*To be done*:
Keep only the lines that hold the string "this", filtering out the rest of the entries below.

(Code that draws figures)
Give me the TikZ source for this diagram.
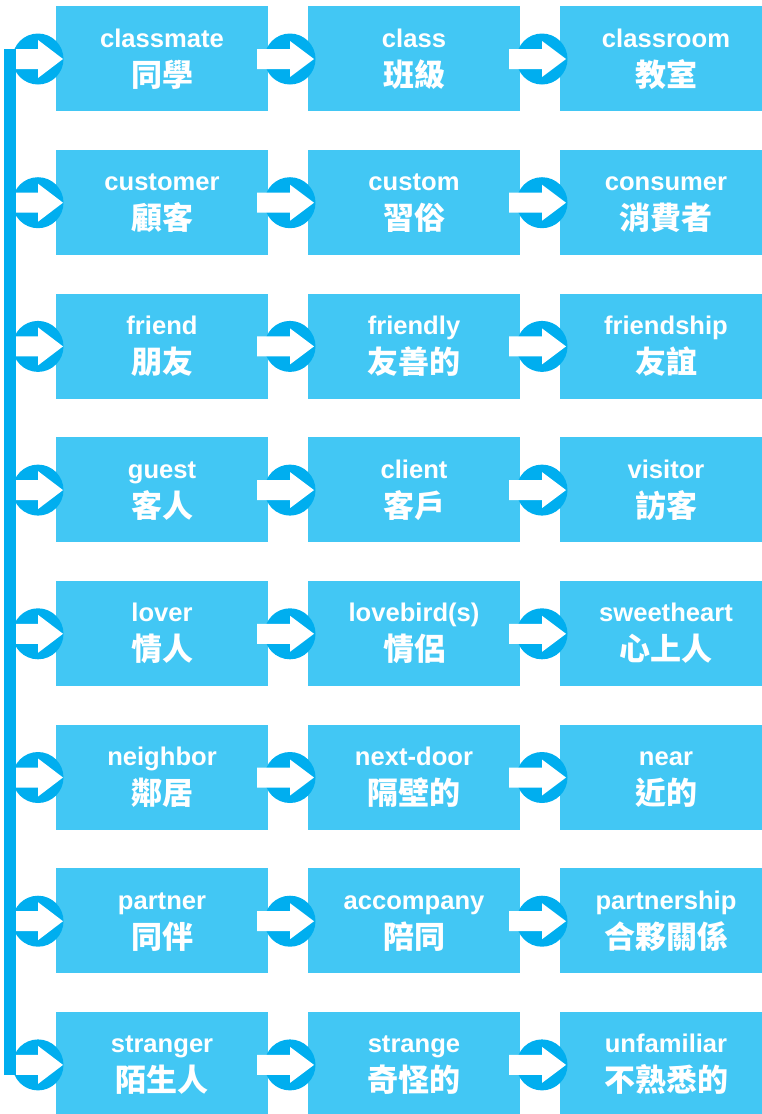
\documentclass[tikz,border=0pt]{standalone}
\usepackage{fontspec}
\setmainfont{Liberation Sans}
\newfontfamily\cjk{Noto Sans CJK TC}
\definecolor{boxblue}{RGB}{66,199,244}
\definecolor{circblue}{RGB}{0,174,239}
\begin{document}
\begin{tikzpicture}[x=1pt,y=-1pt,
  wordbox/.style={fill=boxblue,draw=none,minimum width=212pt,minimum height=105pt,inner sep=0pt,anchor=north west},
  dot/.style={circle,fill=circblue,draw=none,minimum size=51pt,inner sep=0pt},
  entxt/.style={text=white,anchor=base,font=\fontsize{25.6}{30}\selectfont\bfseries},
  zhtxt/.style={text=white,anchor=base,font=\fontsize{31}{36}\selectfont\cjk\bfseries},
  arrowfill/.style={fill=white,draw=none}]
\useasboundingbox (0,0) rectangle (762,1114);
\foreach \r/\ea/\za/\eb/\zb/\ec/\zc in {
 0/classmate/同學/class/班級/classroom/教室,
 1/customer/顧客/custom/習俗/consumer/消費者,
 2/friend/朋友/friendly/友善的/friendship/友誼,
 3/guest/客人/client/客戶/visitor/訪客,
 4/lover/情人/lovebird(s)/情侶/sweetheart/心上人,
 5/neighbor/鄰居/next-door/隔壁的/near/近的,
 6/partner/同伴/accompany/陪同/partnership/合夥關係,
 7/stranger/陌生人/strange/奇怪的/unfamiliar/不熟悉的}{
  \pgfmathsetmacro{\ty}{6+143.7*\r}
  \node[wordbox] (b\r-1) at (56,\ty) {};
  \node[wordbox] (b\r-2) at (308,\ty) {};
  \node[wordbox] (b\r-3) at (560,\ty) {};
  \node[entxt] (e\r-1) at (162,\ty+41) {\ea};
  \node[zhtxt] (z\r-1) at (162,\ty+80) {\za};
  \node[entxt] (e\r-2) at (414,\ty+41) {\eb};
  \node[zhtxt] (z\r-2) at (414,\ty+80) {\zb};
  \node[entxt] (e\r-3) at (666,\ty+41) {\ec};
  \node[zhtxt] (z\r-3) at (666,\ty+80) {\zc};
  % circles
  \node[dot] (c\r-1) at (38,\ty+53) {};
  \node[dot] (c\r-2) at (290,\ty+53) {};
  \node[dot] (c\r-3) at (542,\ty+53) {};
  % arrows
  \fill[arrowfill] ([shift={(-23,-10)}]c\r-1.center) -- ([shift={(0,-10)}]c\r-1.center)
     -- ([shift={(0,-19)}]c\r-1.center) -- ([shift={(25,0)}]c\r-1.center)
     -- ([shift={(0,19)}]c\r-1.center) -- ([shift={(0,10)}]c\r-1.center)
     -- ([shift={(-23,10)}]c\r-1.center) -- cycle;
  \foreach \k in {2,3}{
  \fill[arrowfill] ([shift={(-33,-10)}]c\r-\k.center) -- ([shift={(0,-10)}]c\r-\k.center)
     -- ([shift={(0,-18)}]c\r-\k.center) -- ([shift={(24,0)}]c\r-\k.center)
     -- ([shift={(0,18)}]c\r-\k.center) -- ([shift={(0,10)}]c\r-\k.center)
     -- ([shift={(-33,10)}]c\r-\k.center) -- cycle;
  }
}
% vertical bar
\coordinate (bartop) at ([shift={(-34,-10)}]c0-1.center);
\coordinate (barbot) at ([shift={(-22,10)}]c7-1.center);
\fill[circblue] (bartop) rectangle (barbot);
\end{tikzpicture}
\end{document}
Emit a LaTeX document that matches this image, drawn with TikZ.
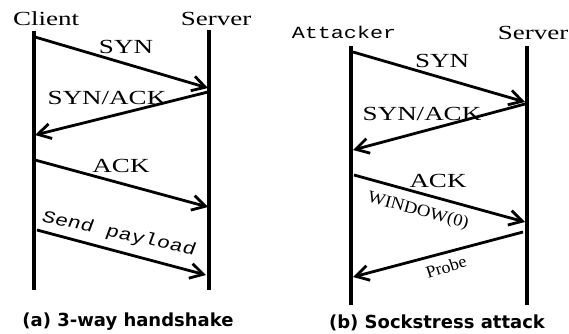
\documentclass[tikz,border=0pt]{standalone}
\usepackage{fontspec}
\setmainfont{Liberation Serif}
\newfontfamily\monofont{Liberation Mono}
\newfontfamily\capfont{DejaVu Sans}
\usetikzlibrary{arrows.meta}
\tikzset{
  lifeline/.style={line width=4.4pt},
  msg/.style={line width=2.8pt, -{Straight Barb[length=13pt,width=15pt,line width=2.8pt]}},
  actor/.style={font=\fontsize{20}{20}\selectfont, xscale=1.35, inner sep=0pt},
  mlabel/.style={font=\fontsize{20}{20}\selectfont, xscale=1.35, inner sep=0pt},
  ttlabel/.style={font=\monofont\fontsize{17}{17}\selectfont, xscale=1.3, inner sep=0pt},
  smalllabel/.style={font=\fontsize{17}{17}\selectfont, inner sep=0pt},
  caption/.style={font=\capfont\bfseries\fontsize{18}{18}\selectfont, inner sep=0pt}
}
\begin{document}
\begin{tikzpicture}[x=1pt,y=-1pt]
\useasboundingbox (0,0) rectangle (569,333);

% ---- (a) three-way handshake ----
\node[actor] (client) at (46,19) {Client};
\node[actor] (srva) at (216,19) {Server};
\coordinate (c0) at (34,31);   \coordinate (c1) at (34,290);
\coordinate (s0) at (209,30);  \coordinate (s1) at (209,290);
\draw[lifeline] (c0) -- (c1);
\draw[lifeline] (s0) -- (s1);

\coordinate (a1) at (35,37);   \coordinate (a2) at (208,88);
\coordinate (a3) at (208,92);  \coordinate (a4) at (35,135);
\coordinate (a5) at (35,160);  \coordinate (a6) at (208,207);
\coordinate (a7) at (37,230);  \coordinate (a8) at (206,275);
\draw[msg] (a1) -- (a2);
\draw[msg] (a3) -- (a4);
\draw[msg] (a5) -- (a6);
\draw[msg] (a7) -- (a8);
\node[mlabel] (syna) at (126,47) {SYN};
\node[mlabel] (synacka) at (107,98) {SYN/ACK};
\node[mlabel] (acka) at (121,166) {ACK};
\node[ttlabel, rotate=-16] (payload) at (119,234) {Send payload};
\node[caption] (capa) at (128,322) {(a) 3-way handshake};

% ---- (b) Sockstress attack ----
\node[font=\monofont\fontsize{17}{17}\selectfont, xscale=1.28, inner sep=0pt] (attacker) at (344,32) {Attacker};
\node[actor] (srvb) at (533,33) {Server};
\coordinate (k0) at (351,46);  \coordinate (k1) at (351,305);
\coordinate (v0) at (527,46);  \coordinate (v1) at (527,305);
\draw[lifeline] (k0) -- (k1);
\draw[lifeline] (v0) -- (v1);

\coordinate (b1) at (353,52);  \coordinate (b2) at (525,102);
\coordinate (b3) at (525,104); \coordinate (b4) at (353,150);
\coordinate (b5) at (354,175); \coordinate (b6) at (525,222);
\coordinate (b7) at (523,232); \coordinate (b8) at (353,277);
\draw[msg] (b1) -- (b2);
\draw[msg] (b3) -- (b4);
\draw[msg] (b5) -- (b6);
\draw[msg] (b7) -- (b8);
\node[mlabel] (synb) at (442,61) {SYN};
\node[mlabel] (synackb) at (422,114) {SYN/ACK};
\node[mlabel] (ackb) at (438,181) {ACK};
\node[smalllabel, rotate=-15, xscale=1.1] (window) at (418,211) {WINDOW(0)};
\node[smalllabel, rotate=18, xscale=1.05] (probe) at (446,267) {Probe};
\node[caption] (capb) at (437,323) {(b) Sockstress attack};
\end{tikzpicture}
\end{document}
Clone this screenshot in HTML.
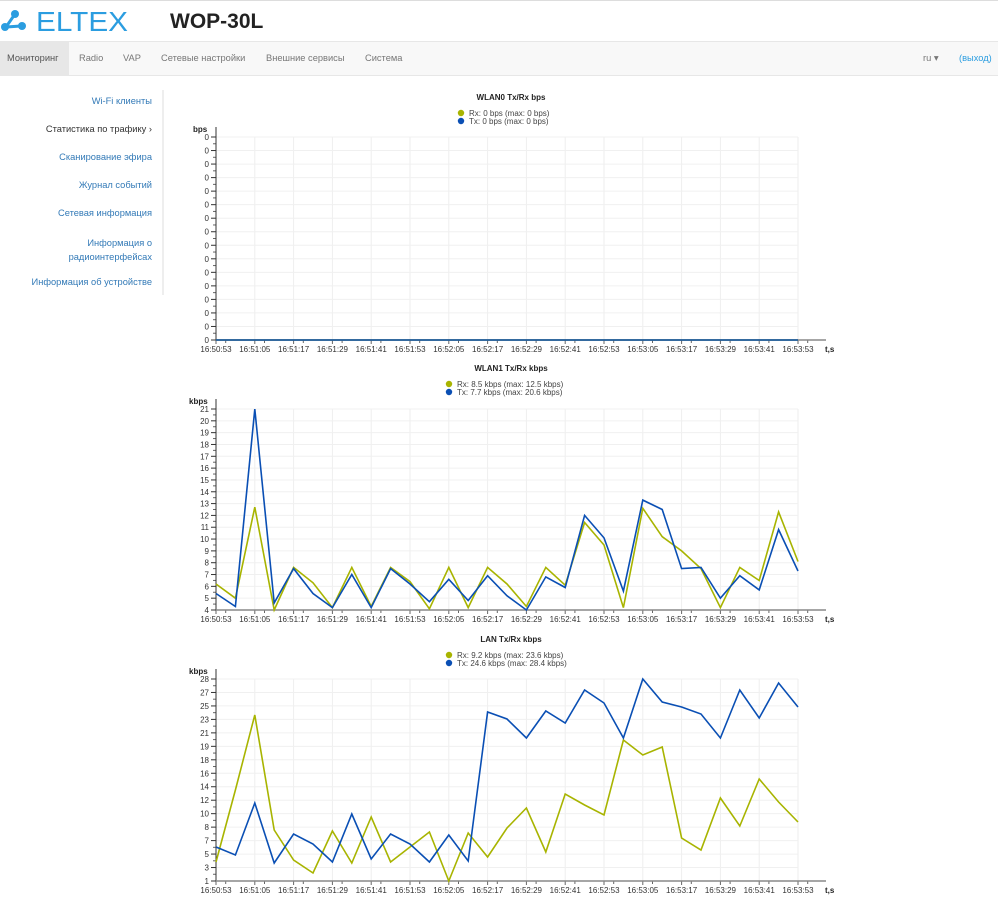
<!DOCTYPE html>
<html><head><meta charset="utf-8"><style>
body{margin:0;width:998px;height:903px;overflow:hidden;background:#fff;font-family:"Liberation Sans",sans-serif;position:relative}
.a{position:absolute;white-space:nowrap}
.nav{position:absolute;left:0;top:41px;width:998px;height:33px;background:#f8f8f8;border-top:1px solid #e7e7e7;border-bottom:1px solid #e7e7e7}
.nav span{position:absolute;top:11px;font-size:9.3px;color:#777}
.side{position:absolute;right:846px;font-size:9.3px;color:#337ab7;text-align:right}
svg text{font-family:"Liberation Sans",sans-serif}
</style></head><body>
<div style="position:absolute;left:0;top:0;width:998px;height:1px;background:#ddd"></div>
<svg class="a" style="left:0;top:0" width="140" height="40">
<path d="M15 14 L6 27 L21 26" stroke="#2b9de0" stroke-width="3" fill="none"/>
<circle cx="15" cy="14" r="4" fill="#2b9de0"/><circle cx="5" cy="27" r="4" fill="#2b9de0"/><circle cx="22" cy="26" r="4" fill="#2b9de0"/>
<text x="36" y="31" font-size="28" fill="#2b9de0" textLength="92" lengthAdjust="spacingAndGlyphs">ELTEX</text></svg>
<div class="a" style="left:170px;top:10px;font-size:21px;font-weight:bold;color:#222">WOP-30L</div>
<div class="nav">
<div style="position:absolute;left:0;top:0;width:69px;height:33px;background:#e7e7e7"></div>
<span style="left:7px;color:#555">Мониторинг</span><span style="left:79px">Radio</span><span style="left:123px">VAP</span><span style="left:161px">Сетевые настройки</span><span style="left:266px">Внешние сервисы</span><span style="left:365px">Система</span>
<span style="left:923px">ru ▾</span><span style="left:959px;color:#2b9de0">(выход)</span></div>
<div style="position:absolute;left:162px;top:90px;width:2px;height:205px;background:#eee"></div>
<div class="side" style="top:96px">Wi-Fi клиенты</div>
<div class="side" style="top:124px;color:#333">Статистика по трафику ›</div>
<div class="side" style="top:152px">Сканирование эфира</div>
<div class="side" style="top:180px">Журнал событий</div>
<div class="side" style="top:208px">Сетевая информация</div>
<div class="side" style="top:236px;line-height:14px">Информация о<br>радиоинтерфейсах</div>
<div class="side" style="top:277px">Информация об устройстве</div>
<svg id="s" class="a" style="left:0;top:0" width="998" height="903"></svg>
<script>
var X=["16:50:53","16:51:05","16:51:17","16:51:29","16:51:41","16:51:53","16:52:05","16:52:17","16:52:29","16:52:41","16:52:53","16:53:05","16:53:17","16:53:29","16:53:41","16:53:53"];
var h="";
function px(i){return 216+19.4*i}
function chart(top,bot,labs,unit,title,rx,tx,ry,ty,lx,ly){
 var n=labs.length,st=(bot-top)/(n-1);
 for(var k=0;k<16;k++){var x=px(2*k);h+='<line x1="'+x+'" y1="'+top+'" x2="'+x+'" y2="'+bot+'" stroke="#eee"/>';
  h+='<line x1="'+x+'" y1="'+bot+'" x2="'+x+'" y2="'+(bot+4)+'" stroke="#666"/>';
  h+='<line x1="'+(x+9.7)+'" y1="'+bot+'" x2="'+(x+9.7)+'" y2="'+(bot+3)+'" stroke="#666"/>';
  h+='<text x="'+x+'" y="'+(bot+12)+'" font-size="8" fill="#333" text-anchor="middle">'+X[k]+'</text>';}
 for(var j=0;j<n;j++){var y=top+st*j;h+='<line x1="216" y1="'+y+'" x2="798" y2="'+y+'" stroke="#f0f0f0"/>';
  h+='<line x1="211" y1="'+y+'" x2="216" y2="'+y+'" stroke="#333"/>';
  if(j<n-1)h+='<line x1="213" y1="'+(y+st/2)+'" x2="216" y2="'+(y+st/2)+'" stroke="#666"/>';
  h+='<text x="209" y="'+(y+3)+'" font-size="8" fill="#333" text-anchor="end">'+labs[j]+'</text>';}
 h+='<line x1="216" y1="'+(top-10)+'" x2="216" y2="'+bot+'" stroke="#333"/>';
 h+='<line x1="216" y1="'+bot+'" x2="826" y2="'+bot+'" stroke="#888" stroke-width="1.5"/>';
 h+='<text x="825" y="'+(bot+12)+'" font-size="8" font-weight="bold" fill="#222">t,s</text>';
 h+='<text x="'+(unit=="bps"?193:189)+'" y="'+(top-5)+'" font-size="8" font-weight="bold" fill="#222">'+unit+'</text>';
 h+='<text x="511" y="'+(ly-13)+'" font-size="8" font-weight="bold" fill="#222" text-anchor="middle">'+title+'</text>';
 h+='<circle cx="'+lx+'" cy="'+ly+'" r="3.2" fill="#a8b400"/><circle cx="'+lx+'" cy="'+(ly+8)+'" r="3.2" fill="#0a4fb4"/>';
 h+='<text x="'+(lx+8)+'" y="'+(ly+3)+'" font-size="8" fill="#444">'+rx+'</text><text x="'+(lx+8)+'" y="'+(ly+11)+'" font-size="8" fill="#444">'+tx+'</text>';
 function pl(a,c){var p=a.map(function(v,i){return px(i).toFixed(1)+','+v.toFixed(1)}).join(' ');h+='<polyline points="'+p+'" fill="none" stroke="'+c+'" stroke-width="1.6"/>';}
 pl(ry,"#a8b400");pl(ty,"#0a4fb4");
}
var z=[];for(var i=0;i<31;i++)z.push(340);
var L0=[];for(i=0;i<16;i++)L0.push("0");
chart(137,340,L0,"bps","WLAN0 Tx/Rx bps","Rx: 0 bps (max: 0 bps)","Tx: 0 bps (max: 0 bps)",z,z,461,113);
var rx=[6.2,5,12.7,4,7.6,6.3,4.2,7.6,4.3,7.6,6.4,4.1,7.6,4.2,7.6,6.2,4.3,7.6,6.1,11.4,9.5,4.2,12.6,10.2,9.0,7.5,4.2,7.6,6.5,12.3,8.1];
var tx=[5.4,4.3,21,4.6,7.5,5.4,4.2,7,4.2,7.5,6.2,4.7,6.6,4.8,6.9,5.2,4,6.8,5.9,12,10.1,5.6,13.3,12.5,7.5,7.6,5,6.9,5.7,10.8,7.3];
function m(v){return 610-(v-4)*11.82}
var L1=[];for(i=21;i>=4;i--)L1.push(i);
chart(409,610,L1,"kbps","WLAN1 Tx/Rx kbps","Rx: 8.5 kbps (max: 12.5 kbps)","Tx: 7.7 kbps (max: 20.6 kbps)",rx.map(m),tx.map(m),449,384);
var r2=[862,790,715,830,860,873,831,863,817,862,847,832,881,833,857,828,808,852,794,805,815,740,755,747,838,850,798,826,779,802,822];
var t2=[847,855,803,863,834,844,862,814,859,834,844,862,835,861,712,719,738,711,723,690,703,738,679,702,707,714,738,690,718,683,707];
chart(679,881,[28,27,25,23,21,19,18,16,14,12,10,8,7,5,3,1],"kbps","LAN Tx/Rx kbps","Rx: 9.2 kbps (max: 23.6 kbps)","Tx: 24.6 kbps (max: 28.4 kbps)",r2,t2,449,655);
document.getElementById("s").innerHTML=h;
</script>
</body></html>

*The response*:
Give me the TikZ source for this diagram.
Emit a LaTeX document that matches this image, drawn with TikZ.
Clone this screenshot in HTML.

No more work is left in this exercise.